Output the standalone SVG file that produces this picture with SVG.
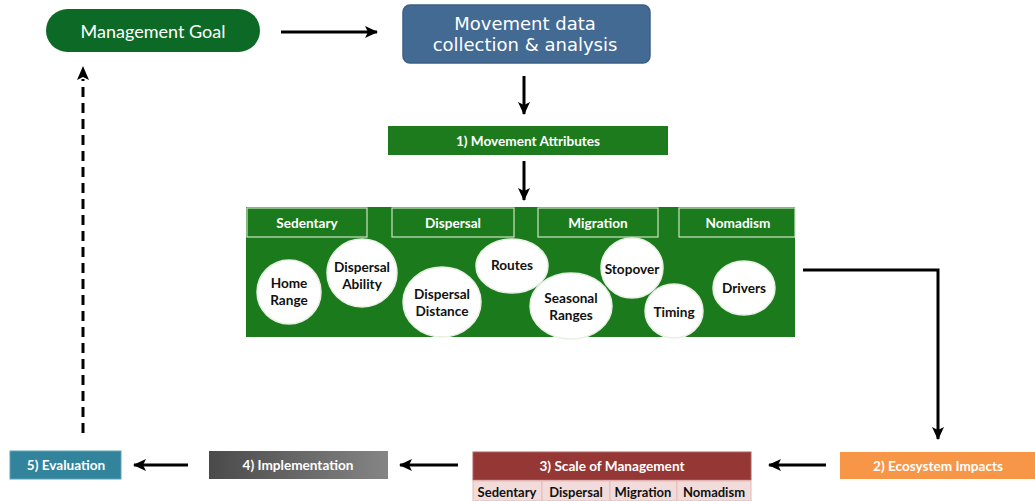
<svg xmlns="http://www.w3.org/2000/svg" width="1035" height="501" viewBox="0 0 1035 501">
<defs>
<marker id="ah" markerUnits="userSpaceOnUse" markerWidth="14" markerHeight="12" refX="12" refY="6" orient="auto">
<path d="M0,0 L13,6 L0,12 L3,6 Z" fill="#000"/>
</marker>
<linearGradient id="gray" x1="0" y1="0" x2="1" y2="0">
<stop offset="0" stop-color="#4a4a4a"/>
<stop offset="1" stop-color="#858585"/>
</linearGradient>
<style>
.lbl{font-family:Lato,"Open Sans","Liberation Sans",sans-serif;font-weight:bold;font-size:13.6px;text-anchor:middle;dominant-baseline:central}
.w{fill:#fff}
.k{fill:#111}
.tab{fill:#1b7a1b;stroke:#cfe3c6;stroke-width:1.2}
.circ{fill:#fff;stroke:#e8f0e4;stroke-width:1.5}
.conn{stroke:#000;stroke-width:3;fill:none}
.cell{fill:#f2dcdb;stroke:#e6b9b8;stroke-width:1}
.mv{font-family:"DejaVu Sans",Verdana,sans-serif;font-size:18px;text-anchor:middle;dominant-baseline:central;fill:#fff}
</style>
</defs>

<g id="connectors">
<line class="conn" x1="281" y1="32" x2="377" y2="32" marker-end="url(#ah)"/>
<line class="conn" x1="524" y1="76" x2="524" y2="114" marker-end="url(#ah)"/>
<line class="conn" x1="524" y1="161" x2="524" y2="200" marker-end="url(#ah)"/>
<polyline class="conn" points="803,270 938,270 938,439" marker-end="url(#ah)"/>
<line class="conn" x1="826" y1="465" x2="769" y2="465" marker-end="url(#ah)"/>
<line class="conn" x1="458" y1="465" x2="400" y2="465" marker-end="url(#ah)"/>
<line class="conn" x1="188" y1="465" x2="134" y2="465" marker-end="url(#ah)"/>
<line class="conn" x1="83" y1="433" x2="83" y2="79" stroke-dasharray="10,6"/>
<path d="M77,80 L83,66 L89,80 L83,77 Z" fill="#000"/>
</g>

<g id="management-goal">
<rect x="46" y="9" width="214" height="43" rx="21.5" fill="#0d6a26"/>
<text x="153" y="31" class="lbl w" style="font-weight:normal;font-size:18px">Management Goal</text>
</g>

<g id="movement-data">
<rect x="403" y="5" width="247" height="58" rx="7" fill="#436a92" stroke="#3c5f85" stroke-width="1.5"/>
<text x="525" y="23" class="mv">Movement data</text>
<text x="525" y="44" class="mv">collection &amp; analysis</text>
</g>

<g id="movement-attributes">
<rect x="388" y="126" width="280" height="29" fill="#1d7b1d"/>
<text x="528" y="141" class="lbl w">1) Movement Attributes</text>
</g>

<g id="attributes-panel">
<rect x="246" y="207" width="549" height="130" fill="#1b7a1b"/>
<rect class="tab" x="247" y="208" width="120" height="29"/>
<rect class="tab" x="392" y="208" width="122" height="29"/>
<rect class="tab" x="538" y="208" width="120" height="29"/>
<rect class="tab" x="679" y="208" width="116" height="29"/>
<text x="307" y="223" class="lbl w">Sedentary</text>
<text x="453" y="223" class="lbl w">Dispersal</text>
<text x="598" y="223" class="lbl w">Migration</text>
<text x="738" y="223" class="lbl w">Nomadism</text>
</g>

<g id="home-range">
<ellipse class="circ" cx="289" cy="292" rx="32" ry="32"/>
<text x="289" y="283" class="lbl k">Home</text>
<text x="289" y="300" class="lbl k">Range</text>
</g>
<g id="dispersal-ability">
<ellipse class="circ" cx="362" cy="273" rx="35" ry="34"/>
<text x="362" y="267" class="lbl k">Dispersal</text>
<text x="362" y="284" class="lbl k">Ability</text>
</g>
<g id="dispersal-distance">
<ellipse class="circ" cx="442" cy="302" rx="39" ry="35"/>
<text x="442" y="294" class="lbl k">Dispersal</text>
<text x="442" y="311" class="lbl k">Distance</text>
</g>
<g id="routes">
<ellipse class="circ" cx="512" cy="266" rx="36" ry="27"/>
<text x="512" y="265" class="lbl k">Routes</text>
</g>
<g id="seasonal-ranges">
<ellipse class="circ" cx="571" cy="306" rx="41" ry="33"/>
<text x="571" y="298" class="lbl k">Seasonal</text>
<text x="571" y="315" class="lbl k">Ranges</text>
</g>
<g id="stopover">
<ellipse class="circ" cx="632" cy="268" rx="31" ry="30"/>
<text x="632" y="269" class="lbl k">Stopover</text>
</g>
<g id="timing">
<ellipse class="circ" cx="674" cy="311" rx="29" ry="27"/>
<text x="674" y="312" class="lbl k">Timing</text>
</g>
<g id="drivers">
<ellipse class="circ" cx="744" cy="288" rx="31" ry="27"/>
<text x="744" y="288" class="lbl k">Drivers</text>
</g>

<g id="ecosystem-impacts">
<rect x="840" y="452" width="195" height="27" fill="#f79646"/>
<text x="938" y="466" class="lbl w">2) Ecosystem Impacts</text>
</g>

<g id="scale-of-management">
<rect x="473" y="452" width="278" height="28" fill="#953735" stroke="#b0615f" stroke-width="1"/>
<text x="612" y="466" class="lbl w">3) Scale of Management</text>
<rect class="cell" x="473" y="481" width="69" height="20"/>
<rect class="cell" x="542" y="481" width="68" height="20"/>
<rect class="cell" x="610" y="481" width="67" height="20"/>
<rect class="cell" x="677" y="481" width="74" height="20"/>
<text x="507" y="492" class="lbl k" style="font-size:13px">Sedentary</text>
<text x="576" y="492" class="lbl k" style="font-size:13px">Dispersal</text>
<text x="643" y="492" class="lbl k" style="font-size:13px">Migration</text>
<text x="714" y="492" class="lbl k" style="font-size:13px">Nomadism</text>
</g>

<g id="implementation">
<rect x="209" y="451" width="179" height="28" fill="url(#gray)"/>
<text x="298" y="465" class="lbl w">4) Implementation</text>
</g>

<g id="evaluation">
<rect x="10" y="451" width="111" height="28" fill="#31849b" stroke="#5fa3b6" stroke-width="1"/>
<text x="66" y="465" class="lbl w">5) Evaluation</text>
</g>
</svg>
--------------------------------------------------
Task to complete.
Skipping the pictures, transcribe each line above exactly as it appears.

Result of this task.
Output the standalone SVG file that produces this picture with SVG.
<svg xmlns="http://www.w3.org/2000/svg" width="1035" height="501" viewBox="0 0 1035 501">
<defs>
<marker id="ah" markerUnits="userSpaceOnUse" markerWidth="14" markerHeight="12" refX="12" refY="6" orient="auto">
<path d="M0,0 L13,6 L0,12 L3,6 Z" fill="#000"/>
</marker>
<linearGradient id="gray" x1="0" y1="0" x2="1" y2="0">
<stop offset="0" stop-color="#4a4a4a"/>
<stop offset="1" stop-color="#858585"/>
</linearGradient>
<style>
.lbl{font-family:Lato,"Open Sans","Liberation Sans",sans-serif;font-weight:bold;font-size:13.6px;text-anchor:middle;dominant-baseline:central}
.w{fill:#fff}
.k{fill:#111}
.tab{fill:#1b7a1b;stroke:#cfe3c6;stroke-width:1.2}
.circ{fill:#fff;stroke:#e8f0e4;stroke-width:1.5}
.conn{stroke:#000;stroke-width:3;fill:none}
.cell{fill:#f2dcdb;stroke:#e6b9b8;stroke-width:1}
.mv{font-family:"DejaVu Sans",Verdana,sans-serif;font-size:18px;text-anchor:middle;dominant-baseline:central;fill:#fff}
</style>
</defs>

<g id="connectors">
<line class="conn" x1="281" y1="32" x2="377" y2="32" marker-end="url(#ah)"/>
<line class="conn" x1="524" y1="76" x2="524" y2="114" marker-end="url(#ah)"/>
<line class="conn" x1="524" y1="161" x2="524" y2="200" marker-end="url(#ah)"/>
<polyline class="conn" points="803,270 938,270 938,439" marker-end="url(#ah)"/>
<line class="conn" x1="826" y1="465" x2="769" y2="465" marker-end="url(#ah)"/>
<line class="conn" x1="458" y1="465" x2="400" y2="465" marker-end="url(#ah)"/>
<line class="conn" x1="188" y1="465" x2="134" y2="465" marker-end="url(#ah)"/>
<line class="conn" x1="83" y1="433" x2="83" y2="79" stroke-dasharray="10,6"/>
<path d="M77,80 L83,66 L89,80 L83,77 Z" fill="#000"/>
</g>

<g id="management-goal">
<rect x="46" y="9" width="214" height="43" rx="21.5" fill="#0d6a26"/>
<text x="153" y="31" class="lbl w" style="font-weight:normal;font-size:18px">Management Goal</text>
</g>

<g id="movement-data">
<rect x="403" y="5" width="247" height="58" rx="7" fill="#436a92" stroke="#3c5f85" stroke-width="1.5"/>
<text x="525" y="23" class="mv">Movement data</text>
<text x="525" y="44" class="mv">collection &amp; analysis</text>
</g>

<g id="movement-attributes">
<rect x="388" y="126" width="280" height="29" fill="#1d7b1d"/>
<text x="528" y="141" class="lbl w">1) Movement Attributes</text>
</g>

<g id="attributes-panel">
<rect x="246" y="207" width="549" height="130" fill="#1b7a1b"/>
<rect class="tab" x="247" y="208" width="120" height="29"/>
<rect class="tab" x="392" y="208" width="122" height="29"/>
<rect class="tab" x="538" y="208" width="120" height="29"/>
<rect class="tab" x="679" y="208" width="116" height="29"/>
<text x="307" y="223" class="lbl w">Sedentary</text>
<text x="453" y="223" class="lbl w">Dispersal</text>
<text x="598" y="223" class="lbl w">Migration</text>
<text x="738" y="223" class="lbl w">Nomadism</text>
</g>

<g id="home-range">
<ellipse class="circ" cx="289" cy="292" rx="32" ry="32"/>
<text x="289" y="283" class="lbl k">Home</text>
<text x="289" y="300" class="lbl k">Range</text>
</g>
<g id="dispersal-ability">
<ellipse class="circ" cx="362" cy="273" rx="35" ry="34"/>
<text x="362" y="267" class="lbl k">Dispersal</text>
<text x="362" y="284" class="lbl k">Ability</text>
</g>
<g id="dispersal-distance">
<ellipse class="circ" cx="442" cy="302" rx="39" ry="35"/>
<text x="442" y="294" class="lbl k">Dispersal</text>
<text x="442" y="311" class="lbl k">Distance</text>
</g>
<g id="routes">
<ellipse class="circ" cx="512" cy="266" rx="36" ry="27"/>
<text x="512" y="265" class="lbl k">Routes</text>
</g>
<g id="seasonal-ranges">
<ellipse class="circ" cx="571" cy="306" rx="41" ry="33"/>
<text x="571" y="298" class="lbl k">Seasonal</text>
<text x="571" y="315" class="lbl k">Ranges</text>
</g>
<g id="stopover">
<ellipse class="circ" cx="632" cy="268" rx="31" ry="30"/>
<text x="632" y="269" class="lbl k">Stopover</text>
</g>
<g id="timing">
<ellipse class="circ" cx="674" cy="311" rx="29" ry="27"/>
<text x="674" y="312" class="lbl k">Timing</text>
</g>
<g id="drivers">
<ellipse class="circ" cx="744" cy="288" rx="31" ry="27"/>
<text x="744" y="288" class="lbl k">Drivers</text>
</g>

<g id="ecosystem-impacts">
<rect x="840" y="452" width="195" height="27" fill="#f79646"/>
<text x="938" y="466" class="lbl w">2) Ecosystem Impacts</text>
</g>

<g id="scale-of-management">
<rect x="473" y="452" width="278" height="28" fill="#953735" stroke="#b0615f" stroke-width="1"/>
<text x="612" y="466" class="lbl w">3) Scale of Management</text>
<rect class="cell" x="473" y="481" width="69" height="20"/>
<rect class="cell" x="542" y="481" width="68" height="20"/>
<rect class="cell" x="610" y="481" width="67" height="20"/>
<rect class="cell" x="677" y="481" width="74" height="20"/>
<text x="507" y="492" class="lbl k" style="font-size:13px">Sedentary</text>
<text x="576" y="492" class="lbl k" style="font-size:13px">Dispersal</text>
<text x="643" y="492" class="lbl k" style="font-size:13px">Migration</text>
<text x="714" y="492" class="lbl k" style="font-size:13px">Nomadism</text>
</g>

<g id="implementation">
<rect x="209" y="451" width="179" height="28" fill="url(#gray)"/>
<text x="298" y="465" class="lbl w">4) Implementation</text>
</g>

<g id="evaluation">
<rect x="10" y="451" width="111" height="28" fill="#31849b" stroke="#5fa3b6" stroke-width="1"/>
<text x="66" y="465" class="lbl w">5) Evaluation</text>
</g>
</svg>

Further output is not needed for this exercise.